▶ OBJECTIVE: Your task is to give the listing below back word for word, pictures excluded.

▶ RECORDED DATA:
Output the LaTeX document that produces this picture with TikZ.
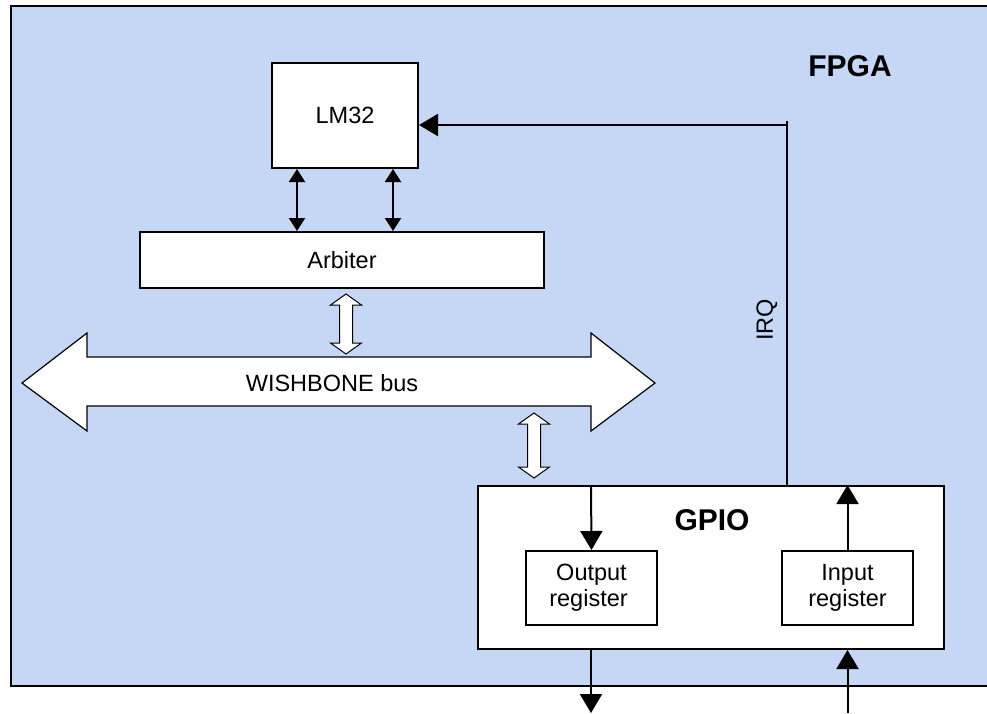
\documentclass[tikz,border=0pt]{standalone}
\usepackage{fontspec}
\setmainfont{Liberation Sans}
\usetikzlibrary{arrows.meta}
\definecolor{fpgablue}{RGB}{198,214,245}
\tikzset{
  box/.style={draw=black, line width=2pt, fill=white, rectangle, inner sep=0pt, align=center, font=\fontsize{23.5}{27}\selectfont},
  lbl/.style={font=\fontsize{23.5}{27}\selectfont, inner sep=0pt},
  biglbl/.style={font=\fontsize{30}{34}\selectfont\bfseries, inner sep=0pt},
  conn/.style={line width=2pt, -{Triangle[width=22pt,length=19pt]}},
  smallconn/.style={line width=2pt, {Triangle[width=16pt,length=13pt]}-{Triangle[width=16pt,length=13pt]}},
  hollow/.style={draw=black, line width=1pt, fill=white, line join=miter},
}
\newcommand{\myHollowArrow}[3]{%
  \path[hollow] (#1,#2) -- (#1+15.5,#2+11) -- (#1+6.5,#2+11) -- (#1+6.5,#3-11) -- (#1+15.5,#3-11) -- (#1,#3) -- (#1-15.5,#3-11) -- (#1-6.5,#3-11) -- (#1-6.5,#2+11) -- (#1-15.5,#2+11) -- cycle;}
\begin{document}
\begin{tikzpicture}[x=1pt,y=-1pt]
\useasboundingbox (0,0) rectangle (987,713);
% FPGA area
\path[fill=fpgablue, draw=black, line width=2pt] (11,6) rectangle (1000,686);
\node[biglbl] (fpga) at (850,66) {FPGA};

% blocks
\node[box, minimum width=146pt, minimum height=105pt] (lm32) at (345,115.5) {LM32};
\node[box, minimum width=404pt, minimum height=56pt] (arb) at (342,260) {Arbiter};
\node[box, minimum width=466pt, minimum height=163pt] (gpio) at (711,567.5) {};
\node[biglbl] (gpiolbl) at (712,520) {GPIO};
\node[box, minimum width=131pt, minimum height=74pt] (outreg) at (591.5,588) {Output\\[-1pt]\hspace*{-6pt}register};
\node[box, minimum width=131pt, minimum height=74pt] (inreg) at (847.5,588) {Input\\[-1pt]register};

% LM32 <-> Arbiter
\draw[smallconn] ([xshift=26pt]lm32.south west) -- ([xshift=26pt]lm32.south west |- arb.north);
\draw[smallconn] ([xshift=-26pt]lm32.south east) -- ([xshift=-26pt]lm32.south east |- arb.north);

% WISHBONE bus
\path[hollow, line width=1.2pt] (22,383) -- (87,333) -- (87,357) -- (591,357) -- (591,333) -- (655,383) -- (591,431) -- (591,406) -- (87,406) -- (87,431) -- cycle;
\node[lbl] (bus) at (332,383) {WISHBONE bus};

% hollow connectors
\myHollowArrow{346}{294}{354}
\myHollowArrow{534}{413}{478}

% IRQ
\draw[line width=2pt] (787,0 |- gpio.north) -- (787,121);
\draw[conn] (787,125) -- (lm32.east |- 0,125);
\node[lbl, rotate=90] (irq) at (767,320) {IRQ};

% GPIO internal
\draw[conn] (591,0 |- gpio.north) -- (outreg.north);
\draw[conn] (inreg.north) -- (inreg.north |- gpio.north);
\coordinate (outend) at (591,713);
\coordinate (instart) at (847.5,713);
\draw[conn] (591,0 |- gpio.south) -- (outend);
\draw[conn] (instart) -- (inreg.north |- gpio.south);
\end{tikzpicture}
\end{document}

▶ ANSWER TO THIS PROBLEM:
Output the LaTeX document that produces this picture with TikZ.
\documentclass[tikz,border=0pt]{standalone}
\usepackage{fontspec}
\setmainfont{Liberation Sans}
\usetikzlibrary{arrows.meta}
\definecolor{fpgablue}{RGB}{198,214,245}
\tikzset{
  box/.style={draw=black, line width=2pt, fill=white, rectangle, inner sep=0pt, align=center, font=\fontsize{23.5}{27}\selectfont},
  lbl/.style={font=\fontsize{23.5}{27}\selectfont, inner sep=0pt},
  biglbl/.style={font=\fontsize{30}{34}\selectfont\bfseries, inner sep=0pt},
  conn/.style={line width=2pt, -{Triangle[width=22pt,length=19pt]}},
  smallconn/.style={line width=2pt, {Triangle[width=16pt,length=13pt]}-{Triangle[width=16pt,length=13pt]}},
  hollow/.style={draw=black, line width=1pt, fill=white, line join=miter},
}
\newcommand{\myHollowArrow}[3]{%
  \path[hollow] (#1,#2) -- (#1+15.5,#2+11) -- (#1+6.5,#2+11) -- (#1+6.5,#3-11) -- (#1+15.5,#3-11) -- (#1,#3) -- (#1-15.5,#3-11) -- (#1-6.5,#3-11) -- (#1-6.5,#2+11) -- (#1-15.5,#2+11) -- cycle;}
\begin{document}
\begin{tikzpicture}[x=1pt,y=-1pt]
\useasboundingbox (0,0) rectangle (987,713);
% FPGA area
\path[fill=fpgablue, draw=black, line width=2pt] (11,6) rectangle (1000,686);
\node[biglbl] (fpga) at (850,66) {FPGA};

% blocks
\node[box, minimum width=146pt, minimum height=105pt] (lm32) at (345,115.5) {LM32};
\node[box, minimum width=404pt, minimum height=56pt] (arb) at (342,260) {Arbiter};
\node[box, minimum width=466pt, minimum height=163pt] (gpio) at (711,567.5) {};
\node[biglbl] (gpiolbl) at (712,520) {GPIO};
\node[box, minimum width=131pt, minimum height=74pt] (outreg) at (591.5,588) {Output\\[-1pt]\hspace*{-6pt}register};
\node[box, minimum width=131pt, minimum height=74pt] (inreg) at (847.5,588) {Input\\[-1pt]register};

% LM32 <-> Arbiter
\draw[smallconn] ([xshift=26pt]lm32.south west) -- ([xshift=26pt]lm32.south west |- arb.north);
\draw[smallconn] ([xshift=-26pt]lm32.south east) -- ([xshift=-26pt]lm32.south east |- arb.north);

% WISHBONE bus
\path[hollow, line width=1.2pt] (22,383) -- (87,333) -- (87,357) -- (591,357) -- (591,333) -- (655,383) -- (591,431) -- (591,406) -- (87,406) -- (87,431) -- cycle;
\node[lbl] (bus) at (332,383) {WISHBONE bus};

% hollow connectors
\myHollowArrow{346}{294}{354}
\myHollowArrow{534}{413}{478}

% IRQ
\draw[line width=2pt] (787,0 |- gpio.north) -- (787,121);
\draw[conn] (787,125) -- (lm32.east |- 0,125);
\node[lbl, rotate=90] (irq) at (767,320) {IRQ};

% GPIO internal
\draw[conn] (591,0 |- gpio.north) -- (outreg.north);
\draw[conn] (inreg.north) -- (inreg.north |- gpio.north);
\coordinate (outend) at (591,713);
\coordinate (instart) at (847.5,713);
\draw[conn] (591,0 |- gpio.south) -- (outend);
\draw[conn] (instart) -- (inreg.north |- gpio.south);
\end{tikzpicture}
\end{document}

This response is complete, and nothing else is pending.